Your product continues to require attention. Product differentiation is a good solution to deal with price pressure. Consider offering an economic, premium, gold version of your product allowing you to retain customers who are sensitive to prices of competitors, and give your sales team an opportunity to upsell the product. Next to differentiation, you can also focus on big new releases of your product. There can be reasons, such as legislation, governance, etc, that require your product to undergo a major revision. When the entire market needs to undergo such a change, consider it a major opportunity to win over new customers and not lose existing ones.

Recognizing that growth will be reduced, and prices are declining, it’s time to run an efficient ship. Lean will help you to optimize your processes and start negotiating prices with suppliers.

The Decline phase

Every product has an end. When the market is in decline, it means interest is fading and customers typically are moving on to the next big thing. Consider the fax machine.. With email, the interest in faxing has started declining and this interest will not come back.

decline

What should the product manager do in a declining market?

Stop investing in your product. The biggest risk is that you are spending valuable resource time on maintenance and you will not easily recover this investment. Every product costs money to keep it in the catalog. From mindshare, to insurance, costs to maintain an accreditation, machines that need to keep running, etc.

The most important decision for the product manager in this phase is to know when to retire the product. Are you still making money from the product, how rapidly is the decline, are resources spending time on the product and not working on fast growing products? It’s a tough choice, but retiring products is just as important as launching products.

From a pricing perspective, there could be an opportunity to increase prices slightly again as well during the last phase of the cycle. If everyone’s retracting from the market, and some customers are still hooked, they are willing to spend a bit more money on it. They would typically not worry too much about pricing anymore either – so something up for consideration.

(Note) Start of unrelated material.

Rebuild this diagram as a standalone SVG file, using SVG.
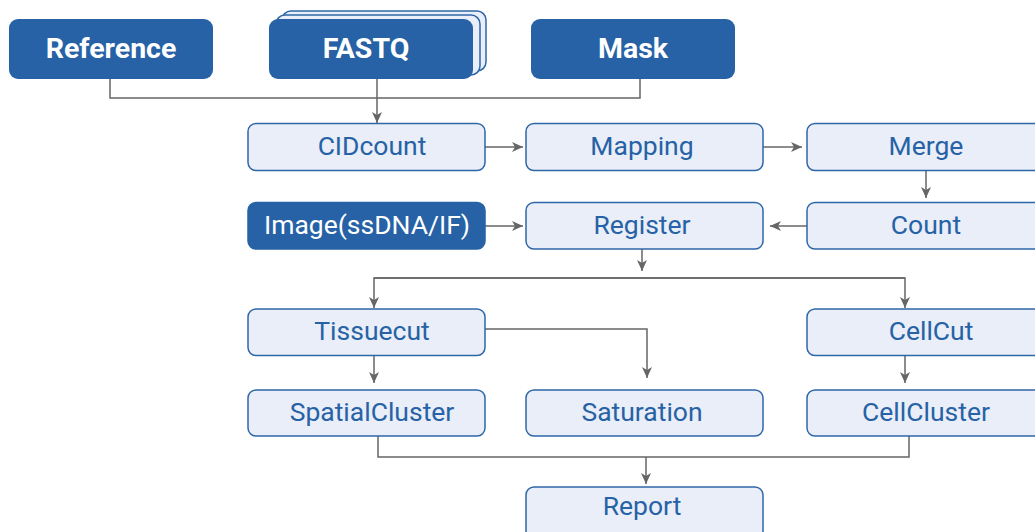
<svg xmlns="http://www.w3.org/2000/svg" width="1035" height="532" viewBox="0 0 1035 532">
<style>
.top{fill:#2662A5;}
.topt{fill:#fff;font-family:Roboto,"Liberation Sans",sans-serif;font-weight:bold;font-size:28.5px;text-anchor:middle;}
.box{fill:#E9EEF8;stroke:#2E67A8;stroke-width:1.5;}
.dark{fill:#2662A5;stroke:#2662A5;stroke-width:1.5;}
.t{fill:#2662A5;font-family:Roboto,"Liberation Sans",sans-serif;font-size:26.5px;text-anchor:middle;}
.tw{fill:#fff;font-family:Roboto,"Liberation Sans",sans-serif;font-size:26.5px;text-anchor:middle;}
.ln{fill:none;stroke:#666;stroke-width:1.5;}
.ar{fill:none;stroke:#666;stroke-width:1.5;marker-end:url(#ah);}
</style>
<defs>
<marker id="ah" markerUnits="userSpaceOnUse" markerWidth="12" markerHeight="12" viewBox="0 0 12 12" refX="11" refY="6" orient="auto">
<path d="M0,1 L11,6 L0,11 L3,6 z" fill="#666"/>
</marker>
</defs>
<g id="connectors">
<polyline class="ln" points="110,79 110,98 640,98 640,79"/>
<line class="ar" x1="377" y1="79" x2="377" y2="123"/>
<line class="ar" x1="485" y1="147" x2="523" y2="147"/>
<line class="ar" x1="763" y1="147" x2="802" y2="147"/>
<line class="ar" x1="926" y1="171" x2="926" y2="198"/>
<line class="ar" x1="485" y1="226" x2="523" y2="226"/>
<line class="ar" x1="807" y1="226" x2="770" y2="226"/>
<line class="ar" x1="642" y1="249" x2="642" y2="271"/>
<polyline class="ar" points="905,278 374,278 374,308"/>
<polyline class="ar" points="374,278 905,278 905,308"/>
<polyline class="ar" points="485,329 647,329 647,378"/>
<line class="ar" x1="374" y1="356" x2="374" y2="383"/>
<line class="ar" x1="905" y1="356" x2="905" y2="383"/>
<polyline class="ln" points="378,436 378,457 909,457 909,436"/>
<line class="ar" x1="646" y1="457" x2="646" y2="484"/>
</g>
<g id="reference"><rect class="top" x="9" y="19" width="204" height="60" rx="9"/><text class="topt" x="111" y="57.5">Reference</text></g>
<g id="fastq">
<rect class="box" x="282" y="11" width="204" height="60" rx="9"/>
<rect class="box" x="276" y="15" width="204" height="60" rx="9"/>
<rect class="top" x="269" y="19" width="204" height="60" rx="9"/><text class="topt" x="366" y="57.5">FASTQ</text></g>
<g id="mask"><rect class="top" x="531" y="19" width="204" height="60" rx="9"/><text class="topt" x="633" y="57.5">Mask</text></g>
<g id="cidcount"><rect class="box" x="248" y="123.5" width="237" height="47" rx="8"/><text class="t" x="372" y="155">CIDcount</text></g>
<g id="mapping"><rect class="box" x="526" y="123.5" width="237" height="47" rx="8"/><text class="t" x="642" y="155">Mapping</text></g>
<g id="merge"><rect class="box" x="807" y="123.5" width="240" height="47" rx="8"/><text class="t" x="926" y="155">Merge</text></g>
<g id="image"><rect class="dark" x="248" y="202.5" width="237" height="46.5" rx="8"/><text class="tw" x="367" y="234">Image(ssDNA/IF)</text></g>
<g id="register"><rect class="box" x="526" y="202.5" width="237" height="46.5" rx="8"/><text class="t" x="642" y="234">Register</text></g>
<g id="count"><rect class="box" x="807" y="202.5" width="240" height="46.5" rx="8"/><text class="t" x="926" y="234">Count</text></g>
<g id="tissuecut"><rect class="box" x="248" y="309" width="237" height="46.5" rx="8"/><text class="t" x="372" y="340">Tissuecut</text></g>
<g id="cellcut"><rect class="box" x="807" y="309" width="240" height="46.5" rx="8"/><text class="t" x="931" y="340">CellCut</text></g>
<g id="spatialcluster"><rect class="box" x="248" y="390" width="237" height="46" rx="8"/><text class="t" x="372" y="421">SpatialCluster</text></g>
<g id="saturation"><rect class="box" x="526" y="390" width="237" height="46" rx="8"/><text class="t" x="642" y="421">Saturation</text></g>
<g id="cellcluster"><rect class="box" x="807" y="390" width="240" height="46" rx="8"/><text class="t" x="926" y="421">CellCluster</text></g>
<g id="report"><rect class="box" x="526" y="487" width="237" height="52" rx="8"/><text class="t" x="642" y="515">Report</text></g>
</svg>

It’s a rocky ride, but try to enjoy it as much as you can

If you are fortunate to see a product all the way from inception through to retirement you will have learned lot. The ride is amazing, and every phase has remarkable characteristics. The challenge is to actually be conscious about where you are in the lifecycle. Often the ride itself is taking up all your energy that you are not aware of the phases and the smart thing to do. Step into your helicopter every now and then to oversee the landscape and reflect on where you are, it will help you a lot.